Sur le premier moyen, pris en ses deux branches ;
Attendu qu'il résulte des énonciations de l'arrêt confirmatif attaqué par les consorts X... n'ayant pas entretenu une maison sise à Salins-les-Bains et dont ils ont été co-propriétaires jusqu'en 1954, le maire a dû prendre, postérieurement à la vente de cet immeuble, des arrêtés de péril notifiés aux acquéreurs ; que, conformément aux prescriptions de l'article 304 du Code de l'urbanisme, une décision du Tribunal administratif de Besançon a confirmé l'arrêté municipal sus-indiqué et a ordonné la démolition de cette habitation que la ville de Salins-les-Bains a procédé aux travaux, en faisant l'avance de leurs frais ; qu'à la suite de ces circonstances, elle a engagé contre les consorts X... une action en responsabilité fondée sur les dispositions de l'article 1382 du Code civil afin d'obtenir, en alléguant une faute commise par les anciens propriétaires, le remboursement des frais de démolition ainsi que la moitié du coût de la construction d'un mur ; que Marandet, propriétaire d'un immeuble contigu de celui ayant appartenu aux consorts X..., s'est associé à l'action de la commune et a réclamé à ceux-ci diverses indemnités à titre de dommages-intérêts en réparation du préjudice qu'il prétendait avoir subi du fait du mauvais état de l'immeuble, ainsi que la moitié des frais de construction du mur sus-mentionné, qu'il avait pris à sa charge à la suite d'un accord conclu avec la commune ; que la Cour d'appel a fait droit à ces demandes ;
Attendu qu'il est fait grief à l'arrêt attaqué d'avoir ainsi statué aux motifs qu'en refusant d'entretenir leur immeuble, les consorts X... avaient commis des fautes antérieures à la vente de la maison et qu'en raison de ce quasi délit, il n'y avait pas lieu de tenir compte de la procédure administrative concernant les immeubles menaçant ruine, alors, selon le moyen, d'une part, que les droits des communes en cette matière dérivent exclusivement des articles 303 et suivants du Code de l'urbanisme, lesquels attribuent compétence aux Tribunaux administratifs pour connaître de toutes les contestations auxquelles l'application de ces articles peut donner lieu, et, d'autre part, que les communes n'ont pas qualité pour intervenir dans les rapports de droit privé existant entre propriétaires mitoyens ;
Mais attendu, d'une part, que les Consorts X... n'ont pas invoqué devant les juges du fond, l'incompétence des tribunaux de l'ordre judiciaire pour connaître de l'action engagée par la ville de Salins-les-Bains ; qu'aux termes de l'article 168 du Code de procédure civile, les parties ne peuvent soulever les exceptions d'incompétence qu'avant toutes autres exceptions et défenses ; qu'il en est ainsi alors même que les règles de compétence seraient d'ordre public, et que cette disposition entraîne l'impossibilité de se prévaloir de l'incompétence pour la première fois devant la Cour de Cassation.

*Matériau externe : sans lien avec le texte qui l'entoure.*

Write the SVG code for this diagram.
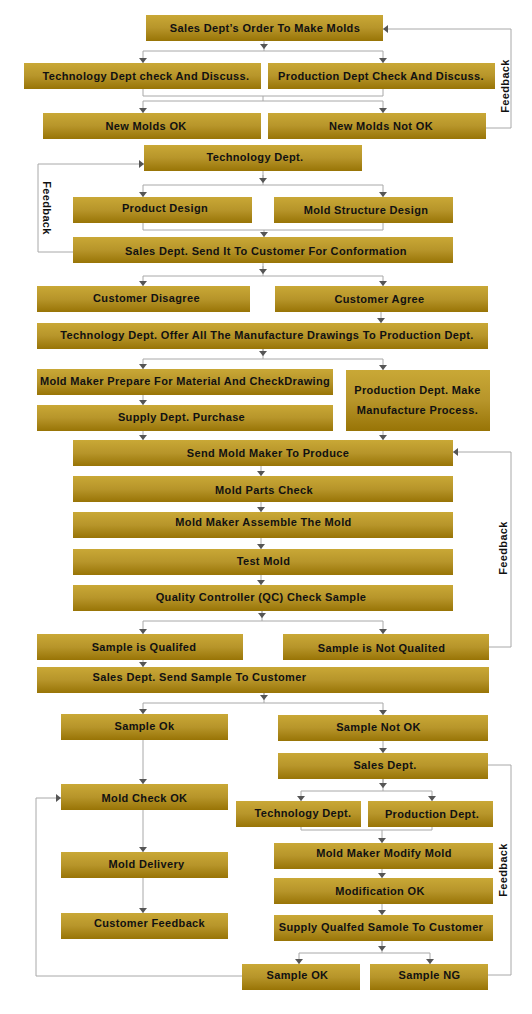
<svg xmlns="http://www.w3.org/2000/svg" width="532" height="1014" viewBox="0 0 532 1014">
<style>
.b{fill:url(#g);}
.t{font-family:"Liberation Sans",Arial,sans-serif;font-weight:bold;font-size:11px;letter-spacing:0.35px;fill:#111;text-anchor:middle;}
.s{text-anchor:start;}
.c{fill:none;stroke:#a8a8a8;stroke-width:1;}
.a{fill:none;stroke:#a8a8a8;stroke-width:1;marker-end:url(#ah);}
.f{font-family:"Liberation Sans",Arial,sans-serif;font-weight:bold;font-size:11px;letter-spacing:0.35px;fill:#111;text-anchor:middle;}
</style>
<defs>
<linearGradient id="g" x1="0" y1="0" x2="0" y2="1">
<stop offset="0" stop-color="#C9A836"/>
<stop offset="0.5" stop-color="#B7952A"/>
<stop offset="1" stop-color="#987406"/>
</linearGradient>
<marker id="ah" viewBox="0 0 5 8" refX="5" refY="4" markerWidth="5" markerHeight="8" markerUnits="userSpaceOnUse" orient="auto">
<path d="M0,0 L5,4 L0,8 z" fill="#555"/>
</marker>
</defs>
<rect width="532" height="1014" fill="#fff"/>
<g id="connectors">
<path class="c" d="M264,41 V51 M143,51 H383"/>
<path class="a" d="M264,43 V49"/>
<path class="a" d="M143,51 V63"/>
<path class="a" d="M383,51 V63"/>
<path class="c" d="M143,89 V96 H383 V89 M263,96 V101 M143,101 H383"/>
<path class="a" d="M143,101 V113"/>
<path class="a" d="M383,101 V113"/>
<path class="a" d="M486,128 H511 V29 H383"/>
<path class="c" d="M263,171 V185 M143,185 H383"/>
<path class="a" d="M263,175 V183"/>
<path class="a" d="M143,185 V197"/>
<path class="a" d="M383,185 V197"/>
<path class="c" d="M143,223 V230 H383 V223"/>
<path class="a" d="M264,230 V237"/>
<path class="a" d="M73,252 H38 V164 H144"/>
<path class="c" d="M263,263 V276 M143,276 H383"/>
<path class="a" d="M263,266 V274"/>
<path class="a" d="M143,276 V286"/>
<path class="a" d="M383,276 V286"/>
<path class="a" d="M381,312 V323"/>
<path class="c" d="M263,349 V359 M143,359 H383"/>
<path class="a" d="M263,349 V356"/>
<path class="a" d="M143,359 V369"/>
<path class="a" d="M383,359 V370"/>
<path class="a" d="M143,395 V405"/>
<path class="a" d="M143,431 V440"/>
<path class="a" d="M383,431 V440"/>
<path class="a" d="M261,466 V476"/>
<path class="a" d="M261,502 V512"/>
<path class="a" d="M261,538 V549"/>
<path class="a" d="M261,575 V585"/>
<path class="c" d="M262,611 V621 M143,621 H383"/>
<path class="a" d="M262,611 V618"/>
<path class="a" d="M143,621 V634"/>
<path class="a" d="M383,621 V634"/>
<path class="a" d="M489,647 H511 V452 H453"/>
<path class="a" d="M143,660 V667"/>
<path class="c" d="M264,693 V703 M143,703 H383"/>
<path class="a" d="M264,693 V700"/>
<path class="a" d="M143,703 V714"/>
<path class="a" d="M383,703 V715"/>
<path class="a" d="M143,740 V784"/>
<path class="a" d="M383,741 V753"/>
<path class="c" d="M383,779 V791 M301,791 H432"/>
<path class="a" d="M383,779 V788"/>
<path class="a" d="M301,791 V801"/>
<path class="a" d="M432,791 V801"/>
<path class="c" d="M488,765 H511 V975 H488"/>
<path class="c" d="M301,827 V830 H432 V827"/>
<path class="a" d="M382,830 V843"/>
<path class="a" d="M143,810 V852"/>
<path class="a" d="M143,878 V913"/>
<path class="a" d="M382,869 V878"/>
<path class="a" d="M382,904 V915"/>
<path class="c" d="M382,941 V953 M299,953 H430"/>
<path class="a" d="M382,941 V951"/>
<path class="a" d="M299,953 V964"/>
<path class="a" d="M430,953 V964"/>
<path class="a" d="M242,976 H36 V798 H61"/>
<text class="f" transform="translate(509,86) rotate(-90)">Feedback</text>
<text class="f" transform="translate(43,208) rotate(90)">Feedback</text>
<text class="f" transform="translate(507,548) rotate(-90)">Feedback</text>
<text class="f" transform="translate(507,870) rotate(-90)">Feedback</text>
</g>
<g id="n1"><rect class="b" x="146" y="15" width="237" height="26"/><text class="t" x="265" y="32">Sales Dept’s Order To Make Molds</text></g>
<g id="n2"><rect class="b" x="24" y="63" width="237" height="26"/><text class="t" x="146" y="80">Technology Dept check And Discuss.</text></g>
<g id="n3"><rect class="b" x="268" y="63" width="227" height="26"/><text class="t" x="381" y="80">Production Dept Check And Discuss.</text></g>
<g id="n4"><rect class="b" x="43" y="113" width="218" height="26"/><text class="t" x="146" y="130">New Molds OK</text></g>
<g id="n5"><rect class="b" x="268" y="113" width="218" height="26"/><text class="t" x="381" y="130">New Molds Not OK</text></g>
<g id="n6"><rect class="b" x="144" y="145" width="218" height="26"/><text class="t" x="255" y="161">Technology Dept.</text></g>
<g id="n7"><rect class="b" x="73" y="197" width="179" height="26"/><text class="t" x="165" y="212">Product Design</text></g>
<g id="n8"><rect class="b" x="274" y="197" width="179" height="26"/><text class="t" x="366" y="214">Mold Structure Design</text></g>
<g id="n9"><rect class="b" x="73" y="237" width="380" height="26"/><text class="t" x="266" y="255">Sales Dept. Send It To Customer For Conformation</text></g>
<g id="n10"><rect class="b" x="37" y="286" width="213" height="26"/><text class="t" x="146.5" y="302">Customer Disagree</text></g>
<g id="n11"><rect class="b" x="275" y="286" width="213" height="26"/><text class="t" x="379.5" y="303">Customer Agree</text></g>
<g id="n12"><rect class="b" x="37" y="323" width="451" height="26"/><text class="t" x="267" y="339">Technology Dept. Offer All The Manufacture Drawings To Production Dept.</text></g>
<g id="n13"><rect class="b" x="37" y="369" width="296" height="26"/><text class="t" x="185" y="385">Mold Maker Prepare For Material And CheckDrawing</text></g>
<g id="n14"><rect class="b" x="346" y="370" width="144" height="61"/><text class="t" x="417.5" y="394">Production Dept. Make</text><text class="t" x="417.5" y="414">Manufacture Process.</text></g>
<g id="n15"><rect class="b" x="37" y="405" width="296" height="26"/><text class="t" x="181.5" y="421">Supply Dept. Purchase</text></g>
<g id="n16"><rect class="b" x="73" y="440" width="380" height="26"/><text class="t" x="268" y="457">Send Mold Maker To Produce</text></g>
<g id="n17"><rect class="b" x="73" y="476" width="380" height="26"/><text class="t" x="264" y="494">Mold Parts Check</text></g>
<g id="n18"><rect class="b" x="73" y="512" width="380" height="26"/><text class="t" x="263.5" y="525.5">Mold Maker Assemble The Mold</text></g>
<g id="n19"><rect class="b" x="73" y="549" width="380" height="26"/><text class="t" x="263.5" y="565">Test Mold</text></g>
<g id="n20"><rect class="b" x="73" y="585" width="380" height="26"/><text class="t" x="261" y="601">Quality Controller (QC) Check Sample</text></g>
<g id="n21"><rect class="b" x="37" y="634" width="206" height="26"/><text class="t" x="144" y="650.5">Sample is Qualifed</text></g>
<g id="n22"><rect class="b" x="283" y="634" width="206" height="26"/><text class="t" x="381.5" y="651.5">Sample is Not Qualited</text></g>
<g id="n23"><rect class="b" x="37" y="667" width="452" height="26"/><text class="t s" x="92.5" y="680.5">Sales Dept. Send Sample To Customer</text></g>
<g id="n24"><rect class="b" x="61" y="714" width="167" height="26"/><text class="t" x="144.5" y="730.3">Sample Ok</text></g>
<g id="n25"><rect class="b" x="278" y="715" width="210" height="26"/><text class="t" x="378.5" y="731.4">Sample Not OK</text></g>
<g id="n26"><rect class="b" x="278" y="753" width="210" height="26"/><text class="t" x="385" y="769.4">Sales Dept.</text></g>
<g id="n27"><rect class="b" x="61" y="784" width="167" height="26"/><text class="t" x="144.5" y="801.6">Mold Check OK</text></g>
<g id="n28"><rect class="b" x="236" y="801" width="125" height="26"/><text class="t" x="303" y="817">Technology Dept.</text></g>
<g id="n29"><rect class="b" x="368" y="801" width="125" height="26"/><text class="t" x="432" y="818">Production Dept.</text></g>
<g id="n30"><rect class="b" x="61" y="852" width="167" height="26"/><text class="t" x="146.5" y="867.8">Mold Delivery</text></g>
<g id="n31"><rect class="b" x="61" y="913" width="167" height="26"/><text class="t" x="149.5" y="926.5">Customer Feedback</text></g>
<g id="n32"><rect class="b" x="274" y="843" width="219" height="26"/><text class="t" x="384" y="857.3">Mold Maker Modify Mold</text></g>
<g id="n33"><rect class="b" x="274" y="878" width="219" height="26"/><text class="t" x="380" y="895.3">Modification OK</text></g>
<g id="n34"><rect class="b" x="274" y="915" width="219" height="26"/><text class="t" x="381" y="931">Supply Qualfed Samole To Customer</text></g>
<g id="n35"><rect class="b" x="242" y="964" width="118" height="26"/><text class="t" x="297.5" y="978.7">Sample OK</text></g>
<g id="n36"><rect class="b" x="370" y="964" width="118" height="26"/><text class="t" x="429.5" y="978.7">Sample NG</text></g>
</svg>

Attendu, d'autre part, que la question de savoir si une commune a qualité pour intervenir dans les rapports de droit privé existant entre propriétaires mitoyens dépend de la nature de l'action ; que ce problème n'a pas été soumis à la Cour d'appel, et que dès lors, le grief, nouveau et mélangé de fait et de droit, ne peut pas être invoqué pour la première fois devant la Cour de Cassation ;
D'où il suit que les deux branches du premier moyen doivent être déclarées irrecevables ;
Sur le second moyen, pris en ses diverses branches :
Attendu qu'il est encore reproché à l'arrêt attaqué d'avoir, à l'égard des demandes formulées par Marandet, refusé de tenir compte des règles de la mitoyenneté, alors, selon le moyen, d'une part, que l'action formée par le propriétaire voisin n'était que l'accessoire de celle engagée par la ville de Salins-les-Bains en violation des principes concernant la police administrative des immeubles menaçant ruine, et qu'à ce titre, elle devait suivre le sort de ladite action ; et, d'autre part, que les droits réciproques des propriétaires de murs mitoyens sont précisés par l'article 663 du Code civil et qu'un voisin ne saurait tourner les dispositions de cet article par une action en dommages-intérêts quasi-délictuelle ; qu'enfin, l'article 663 précité s'opposerait à ce que le propriétaire d'un mur mitoyen exige de son voisin la construction d'un mur neuf sur son propre terrain, ce qui équivaudrait à un enrichissement sans cause ;
Mais attendu que les juges du fait, saisis en première instance par les consorts X... d'une exception d'incompétence ratione loci fondée sur la nature de l'action formée par la ville de Salins-les-Bains et par Marandet, ont décidé, par un arrêt rendu le 14 novembre 1961, qu'il s'agissait en l'espèce d'une demande invoquant exclusivement et "explicitement les articles 1382 et 1383 du Code civil ... et (visant) expressément des faits qui, s'ils étaient établis, constitueraient ... un quasi-délit ..." ; que cet arrêt est passé en force de chose jugée, ainsi que le constate la décision attaquée ; qu'il en découle que l'action engagée par Marandet, laquelle n'est pas indivisible de celle formée par la commune, concernait "la demande en réparation d'un quasi-délit...", et qu'à bon droit, la Cour d'appel a dès lors décidé que "les règles de la mitoyenneté ne sauraient trouver application en l'espèce", excluant ainsi les dispositions de l'article 663 sus-indiqué ;
Qu'il s'ensuit que le second moyen ne saurait être accueilli ;
Par ces motifs :
Rejette le pourvoi formé contre l'arrêt rendu le 21 mai 1963 par la Cour d'appel de Besançon.